From: Carson Holt <[hidden email]> Date: August 14, 2017 at 2:00:11 PM MDT To: zl c <[hidden email]> Subject:Re: [maker-devel] maker MPI problem
Yes. You can delete them.
Also I notice this library being mentioned in the segfault —> libpthread.so
MAKER doesn’t use pthreads, so I’m surprised it’s showing up in an error. You could try installing a separate version of perl without pthread support and running MAKER with that (pthreads is optional for perl). It may remove an OpenMPI/perl incompatibility happening on your system.
Is the issue that your cluster dies or that MAKER dies? (i.e. I want to know if this is an issue with your cluster or just an issue running MAKER)
I see in the file that you are getting segfaults which should not crash the cluster but would kill maker. They would indicate either an installation problem, or just a command configuration option.

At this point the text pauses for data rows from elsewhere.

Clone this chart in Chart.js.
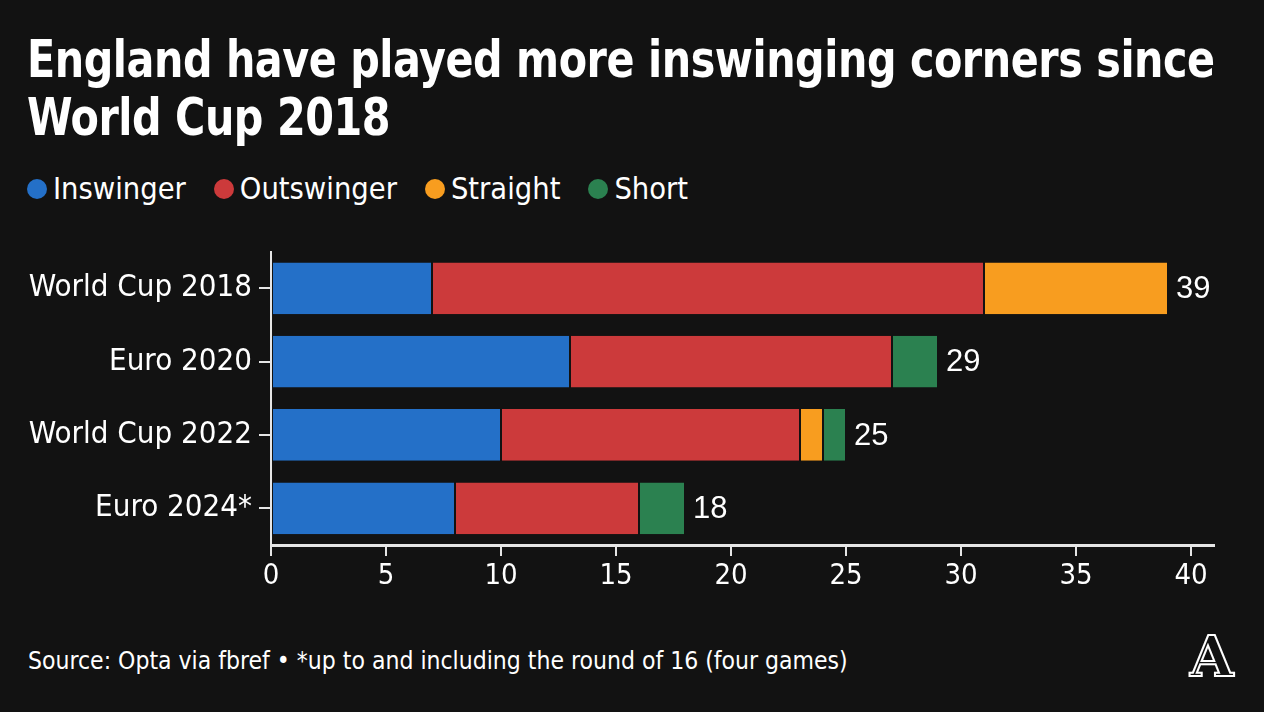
<!DOCTYPE html>
<html>
<head>
<meta charset="utf-8">
<script src="https://cdn.jsdelivr.net/npm/chart.js@4.4.1/dist/chart.umd.min.js"></script>
<style>
  html, body { margin: 0; padding: 0; background: #121212; }
  body { width: 1264px; height: 712px; position: relative; overflow: hidden; color: #fff; }
  #title {
    position: absolute; left: 27px; top: 31px; white-space: nowrap;
    font-family: "Liberation Sans Narrow", "DejaVu Sans Condensed", Roboto, sans-serif;
    font-weight: bold; font-size: 51px; line-height: 58px; letter-spacing: -0.5px;
    transform: scaleX(0.9); transform-origin: left top;
  }
  #legend {
    position: absolute; left: 27px; top: 169px; display: flex; gap: 28px;
    font-family: "Liberation Sans Narrow", "DejaVu Sans Condensed", Roboto, sans-serif;
    font-size: 30.5px; line-height: 40px;
  }
  #legend span { display: flex; align-items: center; }
  #legend i { display: inline-block; width: 20px; height: 20px; border-radius: 50%; margin-right: 6px; }
  #wrap { position: absolute; left: 0; top: 226px; width: 1264px; height: 384px; }
  #source {
    position: absolute; left: 28px; top: 646px;
    font-family: "Liberation Sans Narrow", "DejaVu Sans Condensed", Roboto, sans-serif;
    font-size: 24.5px;
  }
  #logo {
    position: absolute; left: 1190px; top: 628px;
    font-family: "DejaVu Serif", serif; font-weight: bold; font-size: 56px; line-height: 56px;
    color: #121212; -webkit-text-stroke: 2px #fff;
  }
</style>
</head>
<body>
<div id="title">England have played more inswinging corners since<br>World Cup 2018</div>
<div id="legend"></div>
<div id="wrap"><canvas id="chart"></canvas></div>
<div id="source">Source: Opta via fbref • *up to and including the round of 16 (four games)</div>
<div id="logo">A</div>
<script>
// ─── Data ──────────────────────────────────────────────────────────────────────
const tournaments = ["World Cup 2018", "Euro 2020", "World Cup 2022", "Euro 2024*"];
const inswinger   = [7, 13, 10, 8];
const outswinger  = [24, 14, 13, 8];
const straight    = [8, 0, 1, 0];
const short       = [0, 2, 1, 2];
const xTicks      = [0, 5, 10, 15, 20, 25, 30, 35, 40];

const series = [
  { label: "Inswinger",  data: inswinger,  color: "#2470c8" },
  { label: "Outswinger", data: outswinger, color: "#cc3a3b" },
  { label: "Straight",   data: straight,   color: "#f89d1f" },
  { label: "Short",      data: short,      color: "#2b8150" }
];

// legend as html
document.getElementById("legend").innerHTML = series.map(s =>
  `<span><i style="background:${s.color}"></i>${s.label}</span>`).join("");

const fontFam = '"Liberation Sans Narrow", "DejaVu Sans Condensed", Roboto, sans-serif';
const axisColor = "#e6e6e6";

// ─── Totals after each bar ─────────────────────────────────────────────────────
const totalsPlugin = {
  id: "totals",
  afterDatasetsDraw(chart) {
    const { ctx, scales: { x, y } } = chart;
    ctx.save();
    ctx.font = '31px "Liberation Sans", Arial, sans-serif';
    ctx.fillStyle = "#fff";
    ctx.textBaseline = "middle";
    tournaments.forEach((t, i) => {
      const total = series.reduce((sum, s) => sum + s.data[i], 0);
      ctx.fillText(total, x.getPixelForValue(total) + 8, y.getPixelForValue(i) + 1);
    });
    ctx.restore();
  }
};

new Chart(document.getElementById("chart"), {
  type: "bar",
  data: {
    labels: tournaments,
    datasets: series.map(s => ({
      label: s.label,
      data: s.data,
      backgroundColor: s.color,
      borderColor: "#121212",
      borderWidth: { left: 1, right: 1, top: 0, bottom: 0 },
      borderSkipped: false,
      barPercentage: 0.705,
      categoryPercentage: 1
    }))
  },
  options: {
    indexAxis: "y",
    responsive: true,
    maintainAspectRatio: false,
    animation: false,
    layout: { padding: { top: 11, right: 50, left: 0, bottom: 0 } },
    plugins: { legend: { display: false }, tooltip: { enabled: false } },
    scales: {
      x: {
        stacked: true,
        min: 0,
        max: 41,
        afterBuildTicks: axis => { axis.ticks = xTicks.map(v => ({ value: v })); },
        afterFit: axis => { axis.height = 65; },
        border: { display: true, color: axisColor, width: 3 },
        grid: { drawOnChartArea: false, drawTicks: true, tickLength: 11, color: axisColor, lineWidth: 2 },
        ticks: { color: "#fff", font: { family: fontFam, size: 29 }, padding: 3, maxRotation: 0 }
      },
      y: {
        stacked: true,
        afterFit: axis => { axis.width = 271; },
        border: { display: true, color: axisColor, width: 2 },
        grid: { offset: false, drawOnChartArea: false, drawTicks: true, tickLength: 12, color: axisColor, lineWidth: 2 },
        ticks: { color: "#fff", font: { family: fontFam, size: 31 }, padding: 7 }
      }
    }
  },
  plugins: [totalsPlugin]
});
</script>
</body>
</html>
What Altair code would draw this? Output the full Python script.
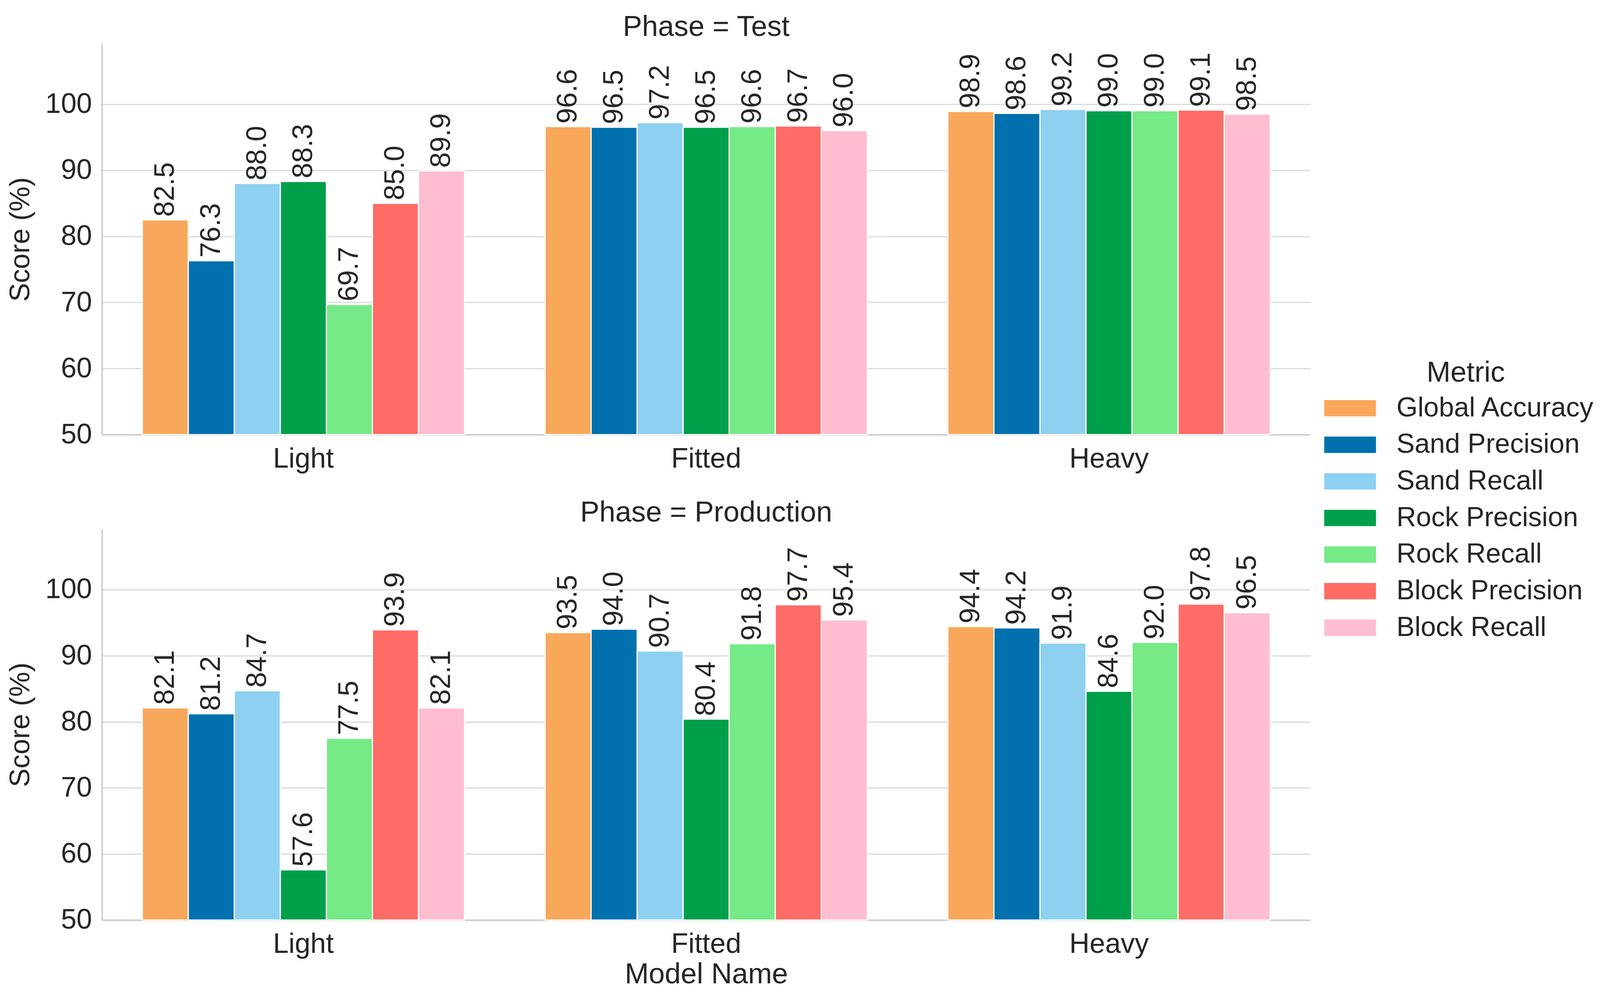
import altair as alt
import pandas as pd

phases = ["Test", "Production"]
models = ["Light", "Fitted", "Heavy"]
metrics = ["Global Accuracy", "Sand Precision", "Sand Recall", "Rock Precision",
           "Rock Recall", "Block Precision", "Block Recall"]
colors = ["#F9A85B", "#0070AE", "#8DD0F0", "#009F4A", "#75EA86", "#FF6B65", "#FFBDD0"]

test_light = [82.5, 76.3, 88.0, 88.3, 69.7, 85.0, 89.9]
test_fitted = [96.6, 96.5, 97.2, 96.5, 96.6, 96.7, 96.0]
test_heavy = [98.9, 98.6, 99.2, 99.0, 99.0, 99.1, 98.5]
prod_light = [82.1, 81.2, 84.7, 57.6, 77.5, 93.9, 82.1]
prod_fitted = [93.5, 94.0, 90.7, 80.4, 91.8, 97.7, 95.4]
prod_heavy = [94.4, 94.2, 91.9, 84.6, 92.0, 97.8, 96.5]

y_ticks = [50, 60, 70, 80, 90, 100]

series = {
    ("Test", "Light"): test_light,
    ("Test", "Fitted"): test_fitted,
    ("Test", "Heavy"): test_heavy,
    ("Production", "Light"): prod_light,
    ("Production", "Fitted"): prod_fitted,
    ("Production", "Heavy"): prod_heavy,
}
rows = []
for (ph, mo), vals in series.items():
    for me, v in zip(metrics, vals):
        rows.append({"Phase": ph, "Model": mo, "Metric": me, "Score": v})
df = pd.DataFrame(rows)

FONT = "Liberation Sans"
TICK = 72
TITLE = 74
W, H = 3105, 1004
y_max = 99.2 * 1.1

legend_path = "M-2,-0.632L2,-0.632L2,0.632L-2,0.632Z"


def panel(phase, show_xtitle):
    base = alt.Chart(df).transform_filter(alt.datum.Phase == phase).encode(
        x=alt.X("Model:N", sort=models,
                scale=alt.Scale(paddingInner=0.2, paddingOuter=0.1),
                axis=alt.Axis(title="Model Name" if show_xtitle else None,
                              labelAngle=0, ticks=False, grid=False, labelLimit=0,
                              labelPadding=27, titlePadding=6)),
        xOffset=alt.XOffset("Metric:N", sort=metrics,
                            scale=alt.Scale(paddingInner=0, paddingOuter=0)),
        y=alt.Y("Score:Q", scale=alt.Scale(domain=[50, y_max], nice=False, zero=False),
                axis=alt.Axis(values=y_ticks, title="Score (%)", ticks=False,
                              labelPadding=26, titlePadding=26, titleFontSize=72)),
    )
    bars = base.mark_bar(stroke="white", strokeWidth=3).encode(
        y2=alt.datum(50),
        color=alt.Color("Metric:N", sort=metrics,
                        scale=alt.Scale(domain=metrics, range=colors),
                        legend=alt.Legend(title="Metric", orient="none",
                                          legendX=3172, legendY=810,
                                          symbolType=legend_path, symbolSize=4422,
                                          symbolStrokeWidth=0,
                                          labelFontSize=70, titleFontSize=TITLE,
                                          labelLimit=0, titleLimit=0,
                                          titleAnchor="middle", labelOffset=84,
                                          rowPadding=24, titlePadding=17)),
    )
    text = base.mark_text(angle=270, align="left", baseline="middle", dx=8,
                          fontSize=72, color="#262626", font=FONT).encode(
        text=alt.Text("Score:Q", format=".1f"))
    return alt.layer(bars, text).properties(
        width=W, height=H,
        title=alt.TitleParams(f"Phase = {phase}", fontSize=TITLE, font=FONT,
                              fontWeight="normal", color="#262626", anchor="middle",
                              offset=4))


chart = alt.vconcat(panel("Test", False), panel("Production", True), spacing=66).configure(
    font=FONT, background="white",
    padding={"left": 8, "top": 21, "right": 5, "bottom": 5},
).configure_view(stroke=None).configure_axis(
    labelFont=FONT, titleFont=FONT, labelFontSize=TICK, titleFontSize=TITLE,
    labelColor="#262626", titleColor="#262626", titleFontWeight="normal",
    domainColor="#cccccc", domainWidth=4, gridColor="#d9d9d9", gridWidth=3,
).configure_legend(
    labelFont=FONT, titleFont=FONT, labelColor="#262626", titleColor="#262626",
    titleFontWeight="normal",
)

chart.save("out.html", embed_options={"renderer": "svg", "actions": False})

You may need to recompile while the LD_PRELOAD value is set (it must be set during MAKER install and whenever you run with OpenMPI). Or you may still have the native infiniband communication active (causes segfaults with system calls).
You can try this (to do ip over infiiniband instead, worls only if ib0 exists or set it to eth0 if eth0 exists) —> '--mca btl vader,tcp,self --mca btl_tcp_if_include ib0'
That would replace the '-mca btl ^openib'
Also make sure you can run maker on a single node under MPI before trying to work across nodes, then try on two nodes for your first test.
The NFSLock files are file locks that are not cleaned up on a hard failure.